Of course, if one did try to treat these statements as appropriate objects of a judgment about whether they were well supported by evidence and argument—as some other IR scholars do—there would be no relativism involved either, because one could simply propose appropriate operationalizations of the relevant concepts, collect data, and determine which claim (if either) was correct. Thus, when scholars set out to ascertain whether a bipolar or a multipolar international system was characterized by more wars, the resounding answer was that it did not make a difference (as in Vasquez 2012), and there are few if any grounds for continuing to believe that the number of poles in the system definitely and unambiguously determines conflict frequency. To continue to maintain that it does is not relativism, but bad science—or a continued category-confusion between empirically warranted assertions about the world and ideal-typical presuppositions that are not even in principle directly testable (their value, instead, lies in their practical contributions to an explanatory account, exactly the way that the abstract and idealized equations of modern physics mirror nothing but serve as the foundation for a plethora of efficacious explanations). There are obvious technical difficulties here, as with a book like Andrew Moravcsik’s The Choice for Europe (1998), which sets out to evaluate claims about the motivations of state leaders but ends up constructing an account that only illustrates the plausibility of a liberal-rationalist account rather than definitively refuting alternate readings of the historical evidence; but once again, relativism is not involved.
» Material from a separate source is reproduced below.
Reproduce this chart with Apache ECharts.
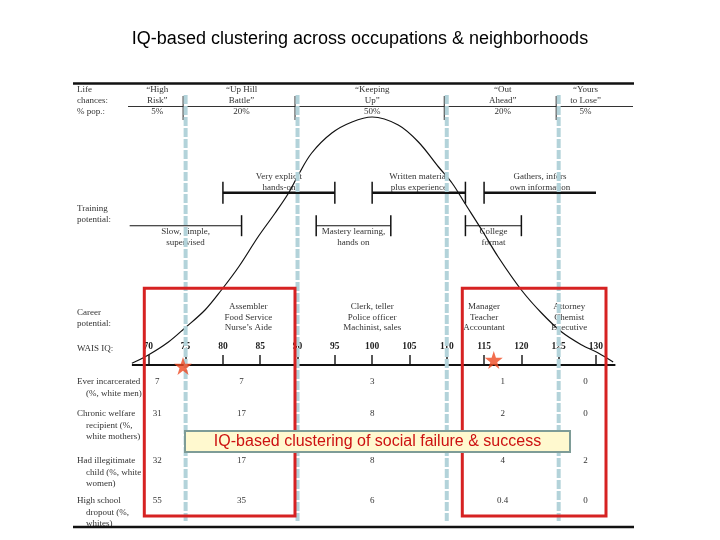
<!DOCTYPE html>
<html><head><meta charset="utf-8">
<script src="https://cdn.jsdelivr.net/npm/echarts@6/dist/echarts.min.js"></script>
<style>html,body{margin:0;padding:0;background:#fff}#c{width:720px;height:540px}</style>
</head><body><div id="c"></div>
<script>
// ---------------- data ----------------
const curveIQ = [67.8, 70, 72.7, 74.9, 77.6, 79.8, 82.1, 84.7, 87.0, 88.8, 90.1, 91.9, 94.6, 97.3, 100.0, 103.5, 106.2, 108.9, 110.7, 112.4, 114.7, 116.9, 120.0, 122.7, 125.4, 128.1, 130.3, 132.3];
const curveH  = [1.7, 10, 23, 37, 55, 75, 98, 128, 152, 172, 190, 212, 232, 243, 248, 240, 223, 198, 182, 162, 135, 108, 75, 52, 33, 20, 12, 3];
const baselineIQ = [67.8, 132.6];
const iqTicks = [70, 75, 80, 85, 90, 95, 100, 105, 110, 115, 120, 125, 130];
const bandBounds = [75, 90, 110, 125];
const lifeChances = ['\u201cHigh\nRisk\u201d', '\u201cUp Hill\nBattle\u201d', '\u201cKeeping\nUp\u201d', '\u201cOut\nAhead\u201d', '\u201cYours\nto Lose\u201d'];
const popShare = ['5%', '20%', '50%', '20%', '5%'];
const columnIQ = [71.2, 82.5, 100, 117.5, 128.6];
const trainingLabels = ['Very explicit\nhands-on', 'Written material\nplus experience', 'Gathers, infers\nown information', 'Slow, simple,\nsupervised', 'Mastery learning,\nhands on', 'College\nformat'];
const trainingFrom = [80, 100, 115, 67.5, 92.5, 112.5];
const trainingTo   = [95, 112.5, 130, 82.5, 102.5, 120];
const trainingRow  = [0, 0, 0, 1, 1, 1];
const careerLabels = ['Assembler\nFood Service\nNurse\u2019s Aide', 'Clerk, teller\nPolice officer\nMachinist, sales', 'Manager\nTeacher\nAccountant', 'Attorney\nChemist\nExecutive'];
const careerIQ = [83.4, 100, 115, 126.4];
const outcomeRows = ['Ever incarcerated\n(%, white men)', 'Chronic welfare\nrecipient (%,\nwhite mothers)', 'Had illegitimate\nchild (%, white\nwomen)', 'High school\ndropout (%,\nwhites)'];
const incarcerated = [7, 7, 3, 1, 0];
const welfare      = [31, 17, 8, 2, 0];
const illegitimate = [32, 17, 8, 4, 2];
const dropout      = [55, 35, 6, 0.4, 0];
const starIQ = [74.65, 116.3];
const starH  = [-1, 5];

// ---------------- layout ----------------
const L = {
  headY: 90, lineH: 11,
  trainY: [192.7, 225.7],
  careerY: 306.7, careerLH: 10.7,
  rowY: [382, 414, 461, 501],
  labelX: 77, indentX: 86,
  blueTop: 95, blueBottom: 521
};
const SERIF = '9px "Liberation Serif"';
const TXT = '#333';

function lines(str, x, y, lh, align, font, fill) {
  return str.split('\n').map((s, k) => ({
    type: 'text', x: x, y: y + k * lh,
    style: { text: s, font: font || SERIF, fill: fill || TXT, textAlign: align || 'center', textVerticalAlign: 'middle', align: align || 'center', verticalAlign: 'middle' }
  }));
}

const outcomeValues = [incarcerated, welfare, illegitimate, dropout];
const tableData = [];
outcomeValues.forEach((row, r) => row.forEach((v, c) => tableData.push([columnIQ[c], r, v])));

// left-side labels (graphic)
const leftTexts = [];
leftTexts.push(...lines('Life\nchances:\n% pop.:', L.labelX, L.headY, L.lineH, 'left'));
leftTexts.push(...lines('Training\npotential:', L.labelX, 209, L.lineH, 'left'));
leftTexts.push(...lines('Career\npotential:', L.labelX, 313, L.lineH, 'left'));
leftTexts.push(...lines('WAIS IQ:', L.labelX, 349, L.lineH, 'left'));
outcomeRows.forEach((s, r) => {
  s.split('\n').forEach((t, k) => {
    leftTexts.push(...lines(t, k === 0 ? L.labelX : L.indentX, L.rowY[r] + k * 11.3, 11, 'left'));
  });
});

const chart = echarts.init(document.getElementById('c'), null, { renderer: 'canvas' });
chart.setOption({
  animation: false,
  backgroundColor: '#fff',
  title: {
    text: 'IQ-based clustering across occupations & neighborhoods',
    left: 'center', top: 25,
    textStyle: { fontFamily: '"Liberation Sans", Arial, sans-serif', fontSize: 18, fontWeight: 'normal', color: '#000' }
  },
  grid: { left: 111.0, width: 522.3, top: 115, height: 250 },
  xAxis: {
    type: 'value', min: 65, max: 135, interval: 5,
    axisLine: { show: false }, splitLine: { show: false },
    axisTick: { show: true, inside: true, length: 10, customValues: iqTicks, lineStyle: { color: '#222', width: 1.5 } },
    axisLabel: { inside: true, margin: 13, customValues: iqTicks, color: '#222', fontFamily: '"Liberation Serif"', fontSize: 9.5, fontWeight: 'bold' }
  },
  yAxis: { type: 'value', min: 0, max: 250, show: false },
  series: [
    { type: 'line', name: 'curve', data: curveIQ.map((x, i) => [x, curveH[i]]), showSymbol: false, smooth: 0.35, clip: false,
      lineStyle: { color: '#111', width: 1.2 }, z: 3 },
    { type: 'line', name: 'baseline', data: baselineIQ.map(x => [x, 0]), showSymbol: false, clip: false,
      lineStyle: { color: '#111', width: 2 }, z: 3 },
    { type: 'custom', name: 'headers', data: columnIQ.map((v, i) => [v, i]), z: 2,
      renderItem: (p, api) => {
        const x = api.coord([api.value(0), 0])[0];
        const i = p.dataIndex;
        return { type: 'group', children: lines(lifeChances[i] + '\n' + popShare[i], x, L.headY, L.lineH) };
      } },
    { type: 'custom', name: 'training', data: trainingFrom.map((f, i) => [f, trainingTo[i], trainingRow[i]]), z: 3,
      renderItem: (p, api) => {
        const a = api.value(0), b = api.value(1), row = api.value(2);
        const x0 = api.coord([a, 0])[0], x1 = api.coord([b, 0])[0];
        const y = L.trainY[row];
        const ch = [{ type: 'line', shape: { x1: x0, y1: y, x2: x1, y2: y }, style: { stroke: '#111', lineWidth: row === 0 ? 2.5 : 1.1 } }];
        const capH = row === 0 ? 11 : 10.5;
        if (a > 70) ch.push({ type: 'line', shape: { x1: x0, y1: y - capH, x2: x0, y2: y + capH }, style: { stroke: '#111', lineWidth: 1.5 } });
        if (b < 130) ch.push({ type: 'line', shape: { x1: x1, y1: y - capH, x2: x1, y2: y + capH }, style: { stroke: '#111', lineWidth: 1.5 } });
        const cx = (x0 + x1) / 2;
        const ty = row === 0 ? y - 16 : y + 6;
        ch.push(...lines(trainingLabels[p.dataIndex], cx, ty, 10.8));
        return { type: 'group', children: ch };
      } },
    { type: 'custom', name: 'career', data: careerIQ.map(v => [v]), z: 2,
      renderItem: (p, api) => {
        const x = api.coord([api.value(0), 0])[0];
        return { type: 'group', children: lines(careerLabels[p.dataIndex], x, L.careerY, L.careerLH) };
      } },
    { type: 'custom', name: 'outcomes', data: tableData, z: 2,
      renderItem: (p, api) => {
        const x = api.coord([api.value(0), 0])[0];
        const y = L.rowY[api.value(1)];
        return { type: 'group', children: lines(String(api.value(2)), x, y, 11) };
      } },
    { type: 'custom', name: 'bands', data: bandBounds.map(v => [v]), z: 5,
      renderItem: (p, api) => {
        const x = api.coord([api.value(0), 0])[0];
        return { type: 'group', children: [
          { type: 'line', shape: { x1: x - 2.5, y1: 96, x2: x - 2.5, y2: 120 }, style: { stroke: '#222', lineWidth: 1 } },
          { type: 'line', shape: { x1: x, y1: L.blueTop, x2: x, y2: L.blueBottom }, style: { stroke: '#b3d3da', lineWidth: 4, lineDash: [9, 2] } }
        ] };
      } },
    { type: 'scatter', name: 'stars', data: starIQ.map((v, i) => [v, starH[i]]), clip: false, z: 30,
      symbol: 'path://M50,0 L61.8,35.3 L98.9,35.3 L68.9,57.3 L80.3,92.7 L50,70.8 L19.7,92.7 L31.1,57.3 L1.1,35.3 L38.2,35.3 Z',
      symbolSize: 18, itemStyle: { color: '#ef4a22' } }
  ],
  graphic: [
    { type: 'line', z: 1, shape: { x1: 73, y1: 83.5, x2: 634, y2: 83.5 }, style: { stroke: '#111', lineWidth: 2.5 } },
    { type: 'line', z: 1, shape: { x1: 128, y1: 106.5, x2: 633, y2: 106.5 }, style: { stroke: '#333', lineWidth: 1 } },
    { type: 'line', z: 1, shape: { x1: 73, y1: 527, x2: 634, y2: 527 }, style: { stroke: '#111', lineWidth: 2.5 } },
    { type: 'group', z: 1, children: leftTexts },
    { type: 'rect', z: 10, shape: { x: 144.3, y: 288.3, width: 150.7, height: 227.7 }, style: { fill: 'none', stroke: '#d62222', lineWidth: 3 } },
    { type: 'rect', z: 10, shape: { x: 462.3, y: 288.3, width: 143.7, height: 227.7 }, style: { fill: 'none', stroke: '#d62222', lineWidth: 3 } },
    { type: 'rect', z: 20, shape: { x: 185, y: 431, width: 385, height: 21 }, style: { fill: '#fff9cf', stroke: '#7e9c97', lineWidth: 2 } },
    { type: 'text', z: 21, x: 377.5, y: 442, style: { text: 'IQ-based clustering of social failure & success', font: '16px "Liberation Sans", Arial, sans-serif', fill: '#cc1111', textAlign: 'center', textVerticalAlign: 'middle', align: 'center', verticalAlign: 'middle' } }
  ]
});
</script></body></html>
Hence: if two claims are actually contradictory, they can be submitted to empirical evaluation; if they are not actually contradictory, then they can be evaluated independently. In either case, relativism vanishes. Luke’s father cannot be both alive and dead for the same meanings of “dead,” “alive,” and “Luke’s father”; the fact that he can be alive in one sense but dead in another is no contradiction, but instead a pleasingly ambiguous opportunity to expand our horizons.